Your objective :: Copy exactly the lines that run from the top of the listing to the line containing "gLow.select('.domain').remove();", both ends included, and omit the pictures.

━━━━━━━━━━━━━━━━━━━━

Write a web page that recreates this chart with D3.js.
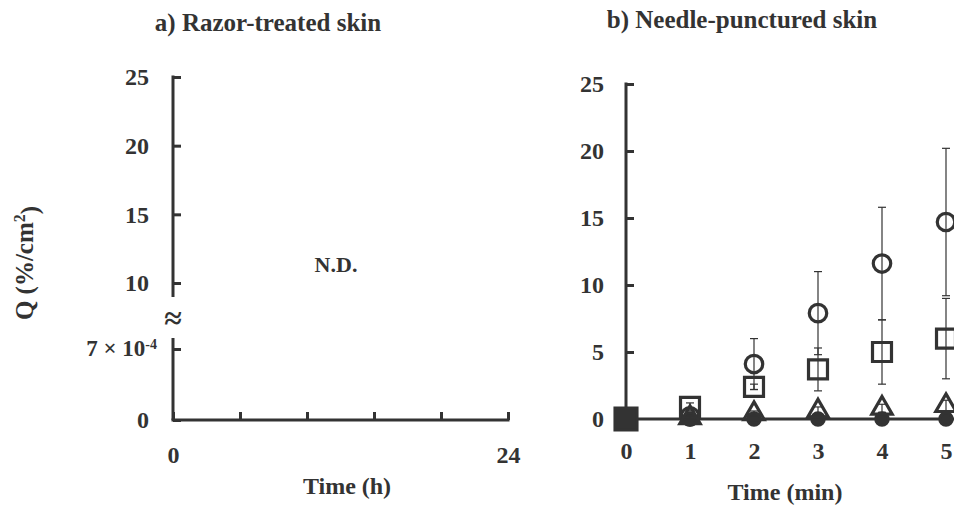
<!DOCTYPE html>
<html>
<head>
<meta charset="utf-8">
<script src="https://cdn.jsdelivr.net/npm/d3@7"></script>
<style>
  body { margin: 0; background: #fff; }
  svg { display: block; }
  text { font-family: 'Liberation Serif', 'Times New Roman', serif; font-weight: bold; fill: #333; }
  .axis text { font-size: 24px; }
  .axis line, .axis path { stroke: #333; stroke-width: 3; }
</style>
</head>
<body>
<script>
// --- data ---
const timesMin = [0, 1, 2, 3, 4, 5];
const circleMean = [0, 0.2, 4.1, 7.9, 11.6, 14.7];
const circleSd = [0, 0, 1.9, 3.1, 4.2, 5.5];
const squareMean = [0, 0.9, 2.4, 3.7, 5.0, 6.0];
const squareSd = [0, 0.3, 0.2, 1.6, 2.4, 3.0];
const triangleMean = [0, 0.1, 0.4, 0.6, 0.8, 1.0];
const triangleSd = [0, 0.1, 0.2, 0.3, 0.3, 0.4];
const controlMean = [0, 0, 0, 0, 0, 0];
const leftYTicks = [10, 15, 20, 25];
const rightYTicks = [0, 5, 10, 15, 20, 25];
const leftXTicks = [0, 4.8, 9.6, 14.4, 19.2, 24];

const width = 954;
const height = 510;
const ink = '#333';

const svg = d3.select('body').append('svg').attr('width', width).attr('height', height);

// ---------- a) Razor-treated skin ----------
const xL = d3.scaleLinear().domain([0, 24]).range([173, 508]);
const yUp = d3.scaleLinear().domain([10, 25]).range([283, 77]);
const yLow = d3.scaleLinear().domain([0, 7e-4]).range([420, 349]);
const breakTop = 297;
const breakBottom = 338;

svg.append('text').attr('x', 268).attr('y', 31).attr('text-anchor', 'middle')
  .style('font-size', '25px').text('a) Razor-treated skin');

const gUp = svg.append('g').attr('class', 'axis').attr('transform', `translate(${xL(0)},0)`)
  .call(d3.axisLeft(yUp).tickValues(leftYTicks).tickSizeInner(-8).tickSizeOuter(0).tickPadding(24));
gUp.select('.domain').remove();

const gLow = svg.append('g').attr('class', 'axis').attr('transform', `translate(${xL(0)},0)`)
  .call(d3.axisLeft(yLow).tickValues([0, 7e-4]).tickSizeInner(-8).tickSizeOuter(0).tickPadding(24)
    .tickFormat(d => d === 0 ? '0' : ''));
gLow.select('.domain').remove();

// 7 x 10^-4 label
const sci = svg.append('text').attr('x', xL(0) - 16).attr('y', yLow(7e-4)).attr('dy', '0.32em')
  .attr('text-anchor', 'end').style('font-size', '23px');
sci.append('tspan').text('7 \u00d7 10');
sci.append('tspan').attr('dy', '-0.55em').style('font-size', '14px').text('-4');

// broken y axis line
svg.append('line').attr('x1', xL(0)).attr('x2', xL(0)).attr('y1', yUp(25) - 1.5).attr('y2', breakTop)
  .attr('stroke', ink).attr('stroke-width', 3);
svg.append('line').attr('x1', xL(0)).attr('x2', xL(0)).attr('y1', breakBottom).attr('y2', yLow(0))
  .attr('stroke', ink).attr('stroke-width', 3);
svg.append('text').attr('x', xL(0)).attr('y', (breakTop + breakBottom) / 2).attr('dy', '0.35em')
  .attr('text-anchor', 'middle').style('font-size', '32px').text('\u2248');

const gxL = svg.append('g').attr('class', 'axis').attr('transform', `translate(0,${yLow(0)})`)
  .call(d3.axisBottom(xL).tickValues(leftXTicks).tickSizeInner(-8).tickSizeOuter(0).tickPadding(26)
    .tickFormat(d => (d === 0 || d === 24) ? d : ''));
gxL.select('.domain').attr('d', `M${xL(0) - 1.5},0H${xL(24) + 1.5}`);

svg.append('text').attr('x', 336).attr('y', 272).attr('text-anchor', 'middle')
  .style('font-size', '22px').text('N.D.');
svg.append('text').attr('x', 347).attr('y', 494).attr('text-anchor', 'middle')
  .style('font-size', '24px').text('Time (h)');

const ylab = svg.append('text').attr('transform', 'translate(33,263)rotate(-90)')
  .attr('text-anchor', 'middle').style('font-size', '25px');
ylab.append('tspan').text('Q (%/cm');
ylab.append('tspan').attr('dy', '-0.5em').style('font-size', '16px').text('2');
ylab.append('tspan').attr('dy', '0.5em').text(')');

// ---------- b) Needle-punctured skin ----------
const xR = d3.scaleLinear().domain([0, 5]).range([626, 946]);
const yR = d3.scaleLinear().domain([0, 25]).range([419, 84]);

svg.append('text').attr('x', 742).attr('y', 28).attr('text-anchor', 'middle')
  .style('font-size', '25px').text('b) Needle-punctured skin');

const gyR = svg.append('g').attr('class', 'axis').attr('transform', `translate(${xR(0)},0)`)
  .call(d3.axisLeft(yR).tickValues(rightYTicks).tickSizeInner(-8).tickSizeOuter(0).tickPadding(22));
gyR.select('.domain').attr('d', `M0,${yR(25) - 1.5}V${yR(0)}`);

const gxR = svg.append('g').attr('class', 'axis').attr('transform', `translate(0,${yR(0)})`)
  .call(d3.axisBottom(xR).tickValues(timesMin).tickSize(0).tickPadding(23).tickFormat(d3.format('d')));
gxR.select('.domain').attr('d', `M${xR(0)},0H${width + 10}`);

svg.append('text').attr('x', 785).attr('y', 500).attr('text-anchor', 'middle')
  .style('font-size', '24px').text('Time (min)');

const series = [
  { mean: controlMean, sd: controlMean, type: d3.symbolCircle, size: 120, fill: ink, from: 1 },
  { mean: controlMean, sd: controlMean, type: d3.symbolSquare, size: 480, fill: ink, from: 0, to: 0 },
  { mean: circleMean, sd: circleSd, type: d3.symbolCircle, size: 240, fill: 'none', from: 1 },
  { mean: squareMean, sd: squareSd, type: d3.symbolSquare, size: 360, fill: 'none', from: 1 },
  { mean: triangleMean, sd: triangleSd, type: d3.symbolTriangle, size: 180, fill: 'none', from: 1 }
];

const plot = svg.append('g');
series.forEach((s) => {
  const pts = timesMin.map((t, i) => ({ t, m: s.mean[i], e: s.sd[i] }))
    .filter(p => p.t >= s.from && (s.to === undefined || p.t <= s.to));
  const eb = plot.append('g').selectAll('g').data(pts.filter(p => p.e > 0)).enter().append('g')
    .attr('stroke', ink).attr('stroke-width', 1.2);
  eb.append('line').attr('x1', p => xR(p.t)).attr('x2', p => xR(p.t))
    .attr('y1', p => yR(p.m + p.e)).attr('y2', p => yR(Math.max(p.m - p.e, 0)));
  eb.append('line').attr('x1', p => xR(p.t) - 4).attr('x2', p => xR(p.t) + 4)
    .attr('y1', p => yR(p.m + p.e)).attr('y2', p => yR(p.m + p.e));
  eb.append('line').attr('x1', p => xR(p.t) - 4).attr('x2', p => xR(p.t) + 4)
    .attr('y1', p => yR(Math.max(p.m - p.e, 0))).attr('y2', p => yR(Math.max(p.m - p.e, 0)));
  plot.append('g').selectAll('path').data(pts).enter().append('path')
    .attr('d', d3.symbol().type(s.type).size(s.size))
    .attr('transform', p => `translate(${xR(p.t)},${yR(p.m)})`)
    .attr('fill', s.fill)
    .attr('stroke', ink)
    .attr('stroke-width', 3.2);
});
</script>
</body>
</html>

━━━━━━━━━━━━━━━━━━━━

Reply ::
Write a web page that recreates this chart with D3.js.
<!DOCTYPE html>
<html>
<head>
<meta charset="utf-8">
<script src="https://cdn.jsdelivr.net/npm/d3@7"></script>
<style>
  body { margin: 0; background: #fff; }
  svg { display: block; }
  text { font-family: 'Liberation Serif', 'Times New Roman', serif; font-weight: bold; fill: #333; }
  .axis text { font-size: 24px; }
  .axis line, .axis path { stroke: #333; stroke-width: 3; }
</style>
</head>
<body>
<script>
// --- data ---
const timesMin = [0, 1, 2, 3, 4, 5];
const circleMean = [0, 0.2, 4.1, 7.9, 11.6, 14.7];
const circleSd = [0, 0, 1.9, 3.1, 4.2, 5.5];
const squareMean = [0, 0.9, 2.4, 3.7, 5.0, 6.0];
const squareSd = [0, 0.3, 0.2, 1.6, 2.4, 3.0];
const triangleMean = [0, 0.1, 0.4, 0.6, 0.8, 1.0];
const triangleSd = [0, 0.1, 0.2, 0.3, 0.3, 0.4];
const controlMean = [0, 0, 0, 0, 0, 0];
const leftYTicks = [10, 15, 20, 25];
const rightYTicks = [0, 5, 10, 15, 20, 25];
const leftXTicks = [0, 4.8, 9.6, 14.4, 19.2, 24];

const width = 954;
const height = 510;
const ink = '#333';

const svg = d3.select('body').append('svg').attr('width', width).attr('height', height);

// ---------- a) Razor-treated skin ----------
const xL = d3.scaleLinear().domain([0, 24]).range([173, 508]);
const yUp = d3.scaleLinear().domain([10, 25]).range([283, 77]);
const yLow = d3.scaleLinear().domain([0, 7e-4]).range([420, 349]);
const breakTop = 297;
const breakBottom = 338;

svg.append('text').attr('x', 268).attr('y', 31).attr('text-anchor', 'middle')
  .style('font-size', '25px').text('a) Razor-treated skin');

const gUp = svg.append('g').attr('class', 'axis').attr('transform', `translate(${xL(0)},0)`)
  .call(d3.axisLeft(yUp).tickValues(leftYTicks).tickSizeInner(-8).tickSizeOuter(0).tickPadding(24));
gUp.select('.domain').remove();

const gLow = svg.append('g').attr('class', 'axis').attr('transform', `translate(${xL(0)},0)`)
  .call(d3.axisLeft(yLow).tickValues([0, 7e-4]).tickSizeInner(-8).tickSizeOuter(0).tickPadding(24)
    .tickFormat(d => d === 0 ? '0' : ''));
gLow.select('.domain').remove();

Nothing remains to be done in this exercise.